Data lines —

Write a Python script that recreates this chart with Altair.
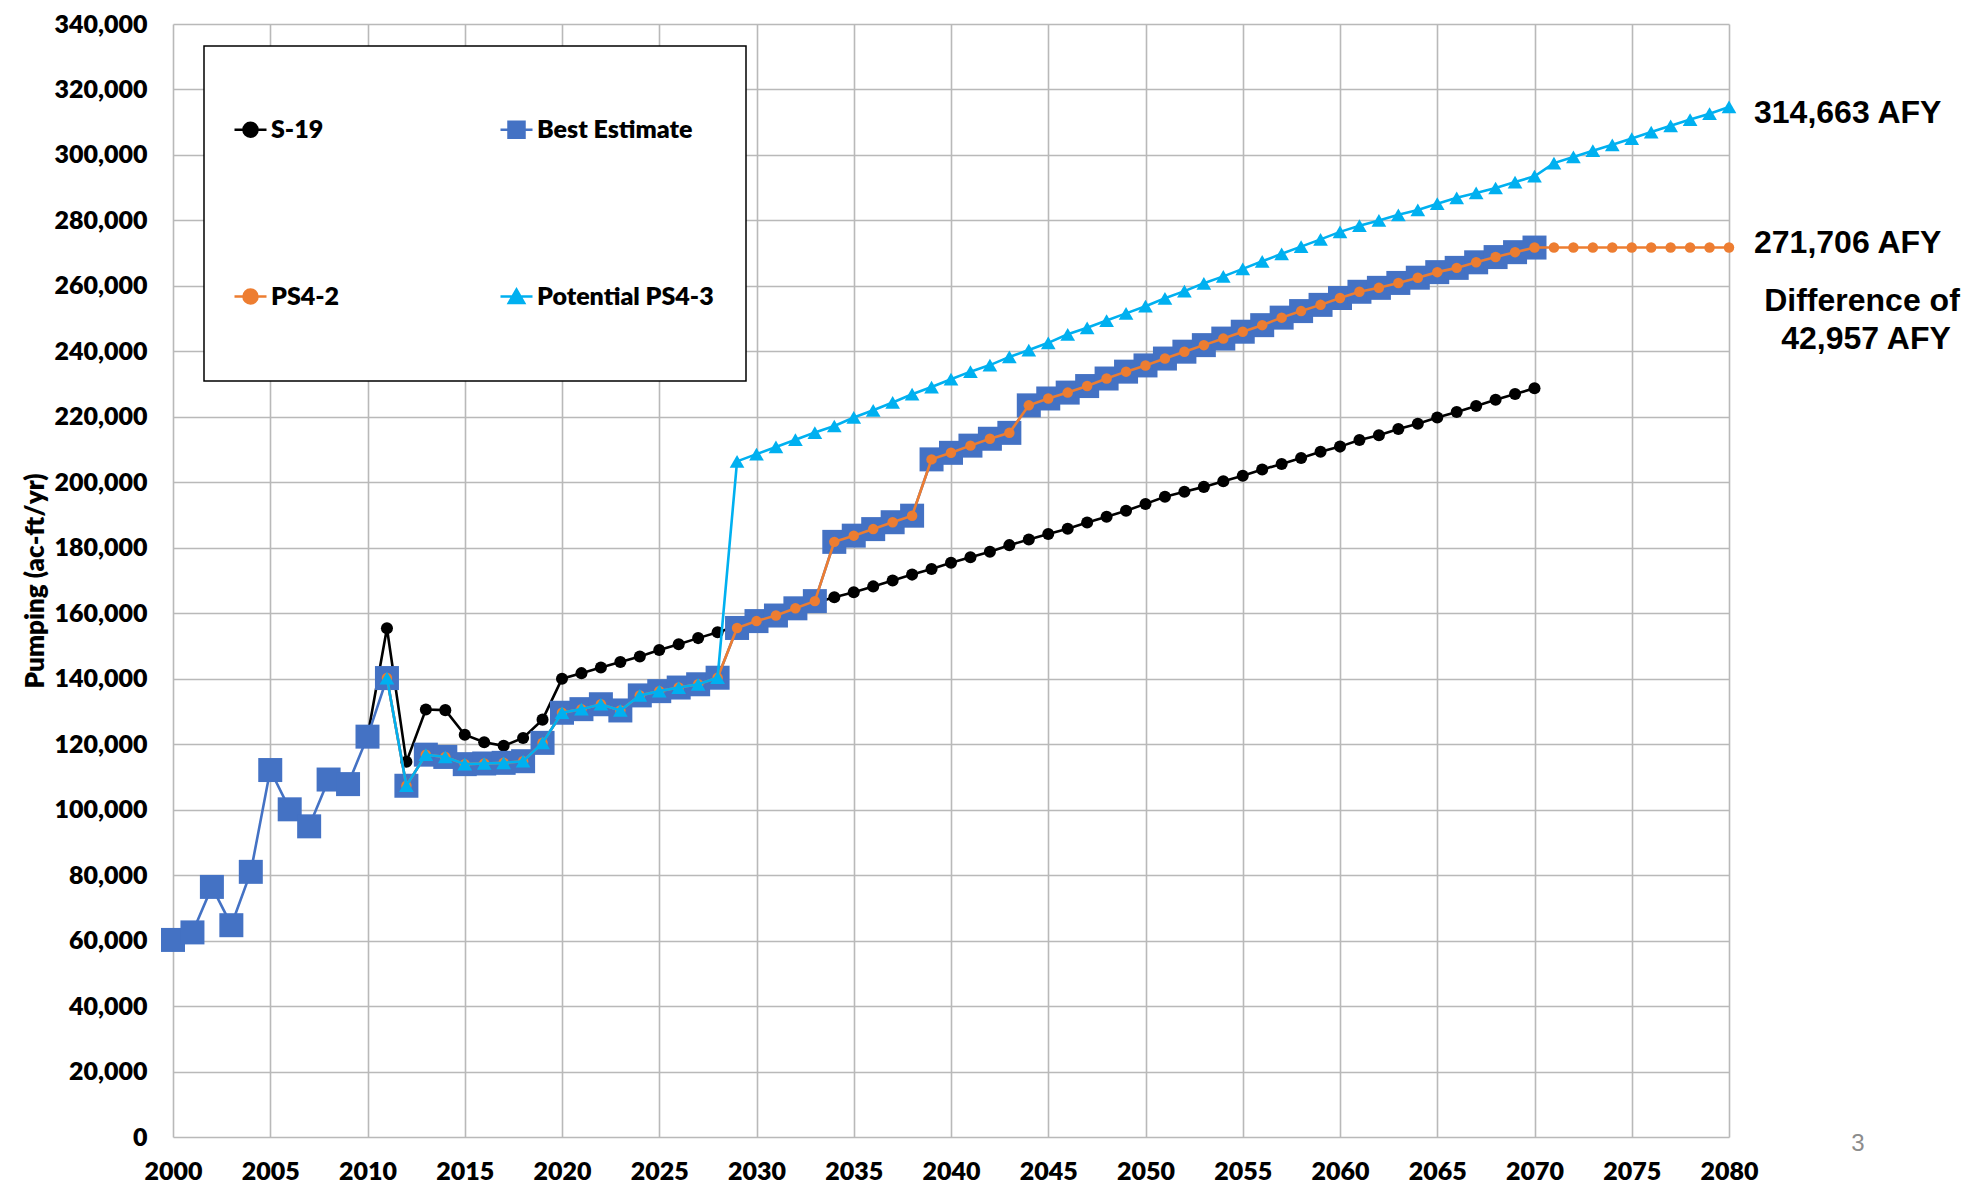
import altair as alt
import pandas as pd

# ---------------- data ----------------
series_names = ["S-19", "Best Estimate", "PS4-2", "Potential PS4-3"]
series_colors = ["#000000", "#4472C4", "#ED7D31", "#00B0F0"]
# legend fills column by column: S-19 / PS4-2 on the left, the rest on the right
legend_order = ["S-19", "PS4-2", "Best Estimate", "Potential PS4-3"]

years_best = list(range(2000, 2071))
best_estimate = [
    60200, 62500, 76400, 64700, 81000, 112100, 100100, 94900, 109200, 107800,
    122300, 140200, 107300, 116800, 116100, 113900, 114100, 114300, 114800, 120400,
    129600, 130700, 132200, 130300, 134900, 136200, 137300, 138300, 140300, 155500,
    157600, 159300, 161500, 163700, 181800, 183700, 185700, 187800, 189800, 207000,
    209000, 211200, 213300, 215100, 223500, 225600, 227400, 229400, 231700, 233800,
    235700, 237800, 239900, 241900, 243900, 246000, 248000, 250300, 252300, 254200,
    256300, 258200, 259400, 260900, 262500, 264200, 265500, 267200, 268800, 270300,
    271706,
]

years_s19 = list(range(2010, 2071))
s19 = [
    122300, 155400, 114600, 130600, 130400, 122900, 120600, 119500, 121900, 127500,
    140000, 141700, 143400, 145100, 146800, 148800, 150500, 152400, 154200, 156000,
    157900, 159700, 161400, 163100, 164900, 166400, 168200, 170000, 171800, 173500,
    175400, 177100, 178800, 180800, 182500, 184200, 185800, 187700, 189500, 191300,
    193400, 195600, 197100, 198600, 200300, 202000, 203900, 205600, 207400, 209300,
    210900, 212900, 214400, 216300, 217900, 219800, 221500, 223300, 225200, 227000,
    228700,
]

years_ps42 = list(range(2011, 2081))
ps4_2 = [
    140200, 107300, 116800, 116100, 113900, 114100, 114300, 114800, 120400,
    129600, 130700, 132200, 130300, 134900, 136200, 137300, 138300, 140300, 155500,
    157600, 159300, 161500, 163700, 181800, 183700, 185700, 187800, 189800, 207000,
    209000, 211200, 213300, 215100, 223500, 225600, 227400, 229400, 231700, 233800,
    235700, 237800, 239900, 241900, 243900, 246000, 248000, 250300, 252300, 254200,
    256300, 258200, 259400, 260900, 262500, 264200, 265500, 267200, 268800, 270300,
    271706, 271706, 271706, 271706, 271706, 271706, 271706, 271706, 271706, 271706,
    271706,
]

years_ps43 = list(range(2011, 2081))
ps4_3 = [
    140200, 107300, 116800, 116100, 113900, 114100, 114300, 114800, 120400,
    129600, 130700, 132200, 130300, 134900, 136200, 137300, 138300, 140300, 206400,
    208600, 210800, 213000, 215200, 217200, 219800, 222000, 224400, 226900, 229100,
    231500, 233800, 235800, 238300, 240400, 242600, 245200, 247200, 249400, 251600,
    253800, 256200, 258400, 260800, 262900, 265200, 267500, 269800, 272000, 274200,
    276500, 278400, 280000, 281700, 283200, 285100, 286900, 288400, 289900, 291700,
    293500, 297500, 299400, 301300, 303100, 305000, 307000, 308900, 310800, 312600,
    314663,
]

x_ticks = list(range(2000, 2081, 5))
y_ticks = list(range(0, 340001, 20000))

end_years = [2080, 2080]
end_values = [314663, 271706]
end_labels = ["314,663 AFY", "271,706 AFY"]
diff_lines = ["Difference of", "42,957 AFY"]
page_number = "3"

# legend symbols: a short line with the series marker on it
CIRCLE_PATH = "M-1,0H1M-0.44,0A0.44,0.44,0,1,0,0.44,0A0.44,0.44,0,1,0,-0.44,0Z"
legend_path_by_series = {
    "S-19": CIRCLE_PATH,
    "Best Estimate": "M-1,0H1M-0.5,-0.5H0.5V0.5H-0.5Z",
    "PS4-2": CIRCLE_PATH,
    "Potential PS4-3": "M-1,0H1M-0.48,0.4L0,-0.44L0.48,0.4Z",
}

# ---------------- tables ----------------
rows = []
for name, yrs, vals in [
    ("S-19", years_s19, s19),
    ("Best Estimate", years_best, best_estimate),
    ("PS4-2", years_ps42, ps4_2),
    ("Potential PS4-3", years_ps43, ps4_3),
]:
    for yr, v in zip(yrs, vals):
        rows.append({"year": yr, "value": v, "series": name})
df = pd.DataFrame(rows)

ann_df = pd.DataFrame({"year": end_years, "value": end_values, "label": end_labels})
diff_df = pd.DataFrame({"year": [2080], "value": [end_values[1]],
                        "l1": [diff_lines[0]], "l2": [diff_lines[1]]})
one_df = pd.DataFrame({"a": [0]})

FONT = "Lato"
WEIGHT = 800
ANN_FONT = "Liberation Sans"
GRID = "#b9b9b9"

color_by_series = dict(zip(series_names, series_colors))
legend_colors = [color_by_series[s] for s in legend_order]
legend_paths = [legend_path_by_series[s] for s in legend_order]

x_enc = alt.X(
    "year:Q",
    scale=alt.Scale(domain=[2000, 2080], nice=False, zero=False),
    axis=alt.Axis(
        values=x_ticks, format="d", title=None, ticks=False, domain=False,
        grid=True, gridColor=GRID, gridWidth=1.6, labelFlush=False,
        labelFont=FONT, labelFontWeight=WEIGHT, labelFontSize=25,
        labelColor="#000000", labelPadding=22,
    ),
)
y_enc = alt.Y(
    "value:Q",
    scale=alt.Scale(domain=[0, 340000], nice=False),
    axis=alt.Axis(
        values=y_ticks, format=",d", title="Pumping (ac-ft/yr)", ticks=False,
        domain=False, grid=True, gridColor=GRID, gridWidth=1.6,
        labelFont=FONT, labelFontWeight=WEIGHT, labelFontSize=25,
        labelColor="#000000", labelPadding=26,
        titleFont=FONT, titleFontWeight=WEIGHT, titleFontSize=26,
        titleColor="#000000", titlePadding=5,
    ),
)

legend_def = alt.Legend(
    title=None, orient="none", legendX=60, legendY=88, columns=2, padding=0,
    rowPadding=136, columnPadding=155, symbolSize=1024, symbolStrokeWidth=2.5,
    symbolOpacity=1, labelFont=FONT, labelFontWeight=WEIGHT, labelFontSize=25,
    labelColor="#000000", labelOffset=3, labelLimit=400,
)

color_enc = alt.Color(
    "series:N",
    scale=alt.Scale(domain=series_names, range=series_colors),
    legend=None,
)

base = alt.Chart(df)

legend_box = alt.Chart(one_df).mark_rect(
    fill="white", stroke="#000000", strokeWidth=1.5
).encode(x=alt.value(31), x2=alt.value(573), y=alt.value(22), y2=alt.value(357))

# empty layer that only carries the legend (fill + stroke + shape merged)
legend_layer = base.transform_filter("datum.year < 0").mark_point(
    filled=True, opacity=1, strokeWidth=2.5
).encode(
    x=x_enc,
    y=y_enc,
    fill=alt.Fill("series:N", scale=alt.Scale(domain=legend_order, range=legend_colors),
                  legend=legend_def),
    stroke=alt.Stroke("series:N", scale=alt.Scale(domain=legend_order, range=legend_colors),
                      legend=legend_def),
    shape=alt.Shape("series:N", scale=alt.Scale(domain=legend_order, range=legend_paths),
                    legend=legend_def),
)

layers = [legend_box, legend_layer]
marker_styles = {
    "S-19": ("circle", 145),
    "Best Estimate": ("square", 576),
    "PS4-2": ("circle", 110),
    "Potential PS4-3": ("triangle-up", 216),
}
for name in series_names:
    shp, sz = marker_styles[name]
    sub = base.transform_filter(alt.datum.series == name)
    layers.append(
        sub.mark_line(strokeWidth=2.6).encode(x=x_enc, y=y_enc, color=color_enc)
    )
    layers.append(
        sub.mark_point(shape=shp, size=sz, filled=True, opacity=1, strokeWidth=0).encode(
            x=x_enc, y=y_enc, color=color_enc
        )
    )

end_text_top = alt.Chart(ann_df.iloc[[0]]).mark_text(
    align="left", baseline="middle", dx=25, dy=6, font=ANN_FONT,
    fontWeight="bold", fontSize=32, color="#000000",
).encode(x="year:Q", y="value:Q", text="label:N")

end_text_mid = alt.Chart(ann_df.iloc[[1]]).mark_text(
    align="left", baseline="middle", dx=25, dy=-5, font=ANN_FONT,
    fontWeight="bold", fontSize=32, color="#000000",
).encode(x="year:Q", y="value:Q", text="label:N")

diff_text1 = alt.Chart(diff_df).mark_text(
    align="center", baseline="middle", dx=133, dy=53, font=ANN_FONT,
    fontWeight="bold", fontSize=32, color="#000000",
).encode(x="year:Q", y="value:Q", text="l1:N")

diff_text2 = alt.Chart(diff_df).mark_text(
    align="center", baseline="middle", dx=137, dy=91, font=ANN_FONT,
    fontWeight="bold", fontSize=32, color="#000000",
).encode(x="year:Q", y="value:Q", text="l2:N")

page_text = alt.Chart(one_df).mark_text(
    align="center", baseline="middle", font=ANN_FONT, fontSize=24, color="#8c8c8c"
).encode(x=alt.value(1685), y=alt.value(1120), text=alt.value(page_number))

chart = alt.layer(
    *layers, end_text_top, end_text_mid, diff_text1, diff_text2, page_text
).properties(
    width=1556,
    height=1113,
    autosize=alt.AutoSizeParams(type="none"),
    padding={"left": 165, "top": 16, "right": 235, "bottom": 48},
    background="white",
).configure_view(strokeWidth=0)

chart.save("out.html", embed_options={"renderer": "svg", "actions": False})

Task prompt —
Make an exact copy of the lines from the top of the material through the line with "import pandas as pd", pictures excluded.

Solution —
Write a Python script that recreates this chart with Altair.
import altair as alt
import pandas as pd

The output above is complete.